The aid cuts will mean “significant losses” for many developing nations, according to the analysis from the DC-based think tank, shared exclusively with CNN. Ethiopia is projected to lose the most aid in nominal terms, with Jordan, Afghanistan and the Democratic Republic of Congo also hit particularly hard. [...]

The UK aid cuts are estimated to represent a roughly 39% reduction compared to 2023 levels of spending. Meanwhile, Germany is cutting about 27%, Canada 25% and France 19% of their international aid budgets.
https://edition.cnn.com/2025/06/12/europ...anada-intl

Kurzum: Die Zeiten werden rauer. Und ja, es wird feurige Proteste hageln von wegen man lasse irgendwo und irgendwie ein Massensterben zu. Nein, wir besinnen uns nur auf uns und nehmen Abstand von dem Gedanken der universalen Weltverbesserung. Generell lehne ich dies nicht ab (den Gedanken), ja ich begrüße es sogar - denn ich glaube daran -, d. h. den Kerngedanken an freedom and democracy, aber es ist einer der Schritte, die zeigen, dass die Zeiten andere werden und die "Nettigkeit" des Westens ggü. Dritten nun zu Ende geht, zumal sie auch lange genug (zu dessen Nachsehen) genutzt wurde. Und dieses "Ausnutzen" werden wir nicht mehr zulassen.

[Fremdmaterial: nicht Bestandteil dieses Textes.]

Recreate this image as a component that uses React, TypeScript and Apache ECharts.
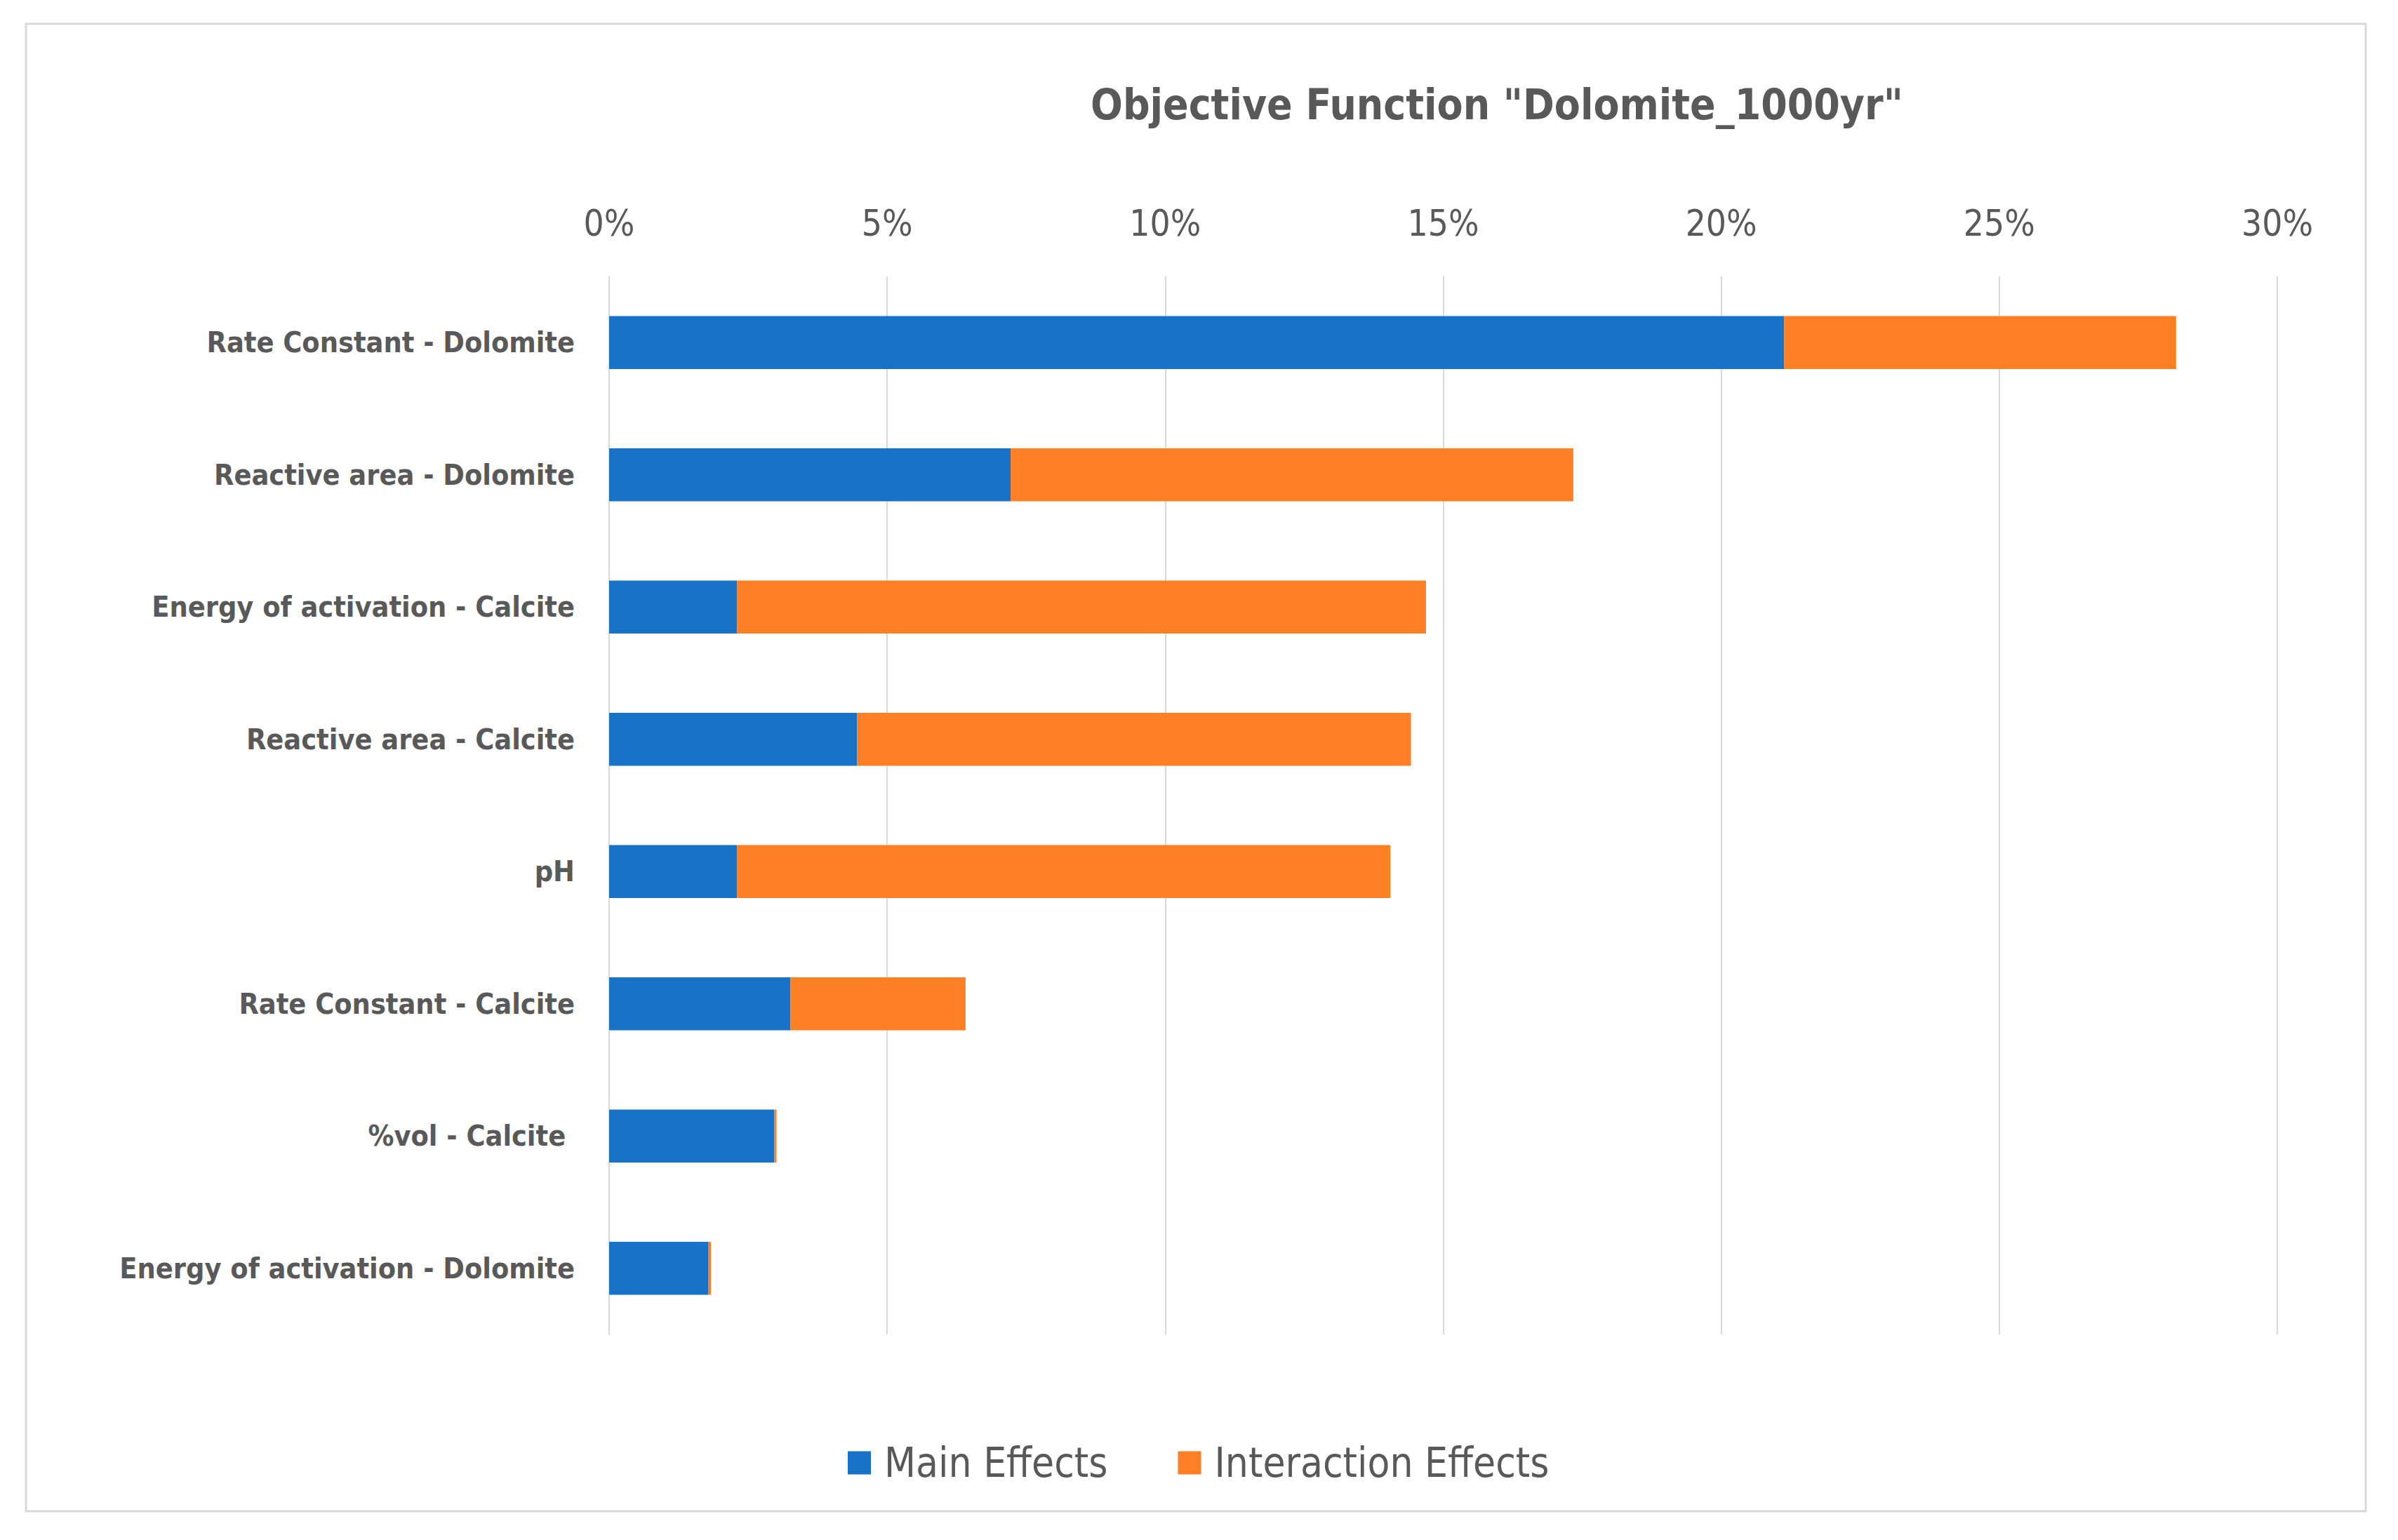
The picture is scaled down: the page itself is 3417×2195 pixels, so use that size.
import React, { useEffect, useRef } from "react";
import * as echarts from "echarts";

const categories = [
  "Rate Constant - Dolomite",
  "Reactive area - Dolomite",
  "Energy of activation - Calcite",
  "Reactive area - Calcite",
  "pH",
  "Rate Constant - Calcite",
  "%vol - Calcite ",
  "Energy of activation - Dolomite",
];
const mainEffects = [21.13, 7.22, 2.3, 4.46, 2.3, 3.26, 2.97, 1.78];
const interactionEffects = [7.05, 10.12, 12.39, 9.96, 11.75, 3.15, 0.04, 0.05];
const seriesNames = ["Main Effects", "Interaction Effects"];
const titleText = 'Objective Function "Dolomite_1000yr"';

const FONT = "'Liberation Sans Narrow', 'DejaVu Sans Condensed', 'Open Sans', sans-serif";
const TEXT = "#595959";

export default function App() {
  const ref = useRef<HTMLDivElement>(null);
  useEffect(() => {
    if (!ref.current) return;
    const chart = echarts.init(ref.current, null, { renderer: "svg" });
    chart.setOption({
      animation: false,
      backgroundColor: "#ffffff",
      textStyle: { fontFamily: FONT },
      title: {
        text: titleText,
        left: 1549,
        top: 114,
        textStyle: { fontFamily: FONT, fontSize: 60, fontWeight: "bold", color: TEXT },
      },
      graphic: [
        {
          type: "rect",
          shape: { x: 37, y: 34, width: 3334, height: 2120 },
          style: { fill: "none", stroke: "#d9d9d9", lineWidth: 3 },
          silent: true,
        },
      ],
      legend: {
        left: 1203,
        top: 2051,
        itemWidth: 33,
        itemHeight: 33,
        itemGap: 100,
        icon: "rect",
        data: seriesNames,
        textStyle: { fontFamily: FONT, fontSize: 58, color: TEXT, padding: [0, 0, 0, 14] },
      },
      grid: { left: 868, right: 172, top: 394, bottom: 293, containLabel: false },
      xAxis: {
        type: "value",
        position: "top",
        min: 0,
        max: 30,
        interval: 5,
        axisLine: { show: false },
        axisTick: { show: false },
        axisLabel: { formatter: "{value}%", fontFamily: FONT, fontSize: 51, color: TEXT, margin: 50 },
        splitLine: { show: true, lineStyle: { color: "#d9d9d9", width: 2 } },
      },
      yAxis: {
        type: "category",
        inverse: true,
        data: categories,
        axisLine: { show: true, lineStyle: { color: "#d9d9d9", width: 2 } },
        axisTick: { show: false },
        axisLabel: { fontFamily: FONT, fontSize: 41, fontWeight: "bold", color: TEXT, margin: 49 },
      },
      series: [
        {
          name: seriesNames[0],
          type: "bar",
          stack: "total",
          data: mainEffects,
          barCategoryGap: "60%",
          itemStyle: { color: "#1772C8" },
        },
        {
          name: seriesNames[1],
          type: "bar",
          stack: "total",
          data: interactionEffects,
          barCategoryGap: "60%",
          itemStyle: { color: "#FE7F24" },
        },
      ],
    });
    return () => chart.dispose();
  }, []);
  return (
    <div
      ref={ref}
      style={{ position: "fixed", left: 0, top: 0, width: 3417, height: 2195, background: "#fff" }}
    />
  );
}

Die Zeiten, wonach der Westen als everybody's darling angesehen werden konnte, und sich auch so verhielt, was man im Spektrum zwischen den Rotsternmützenträgern und Krumsäbelschwingern als Schwäche gedeutet hat, sind nach und nach vorbei.

Meine These: Der Westen erlebt ein Revival, aber es wird für den Rest des Planeten hart werden.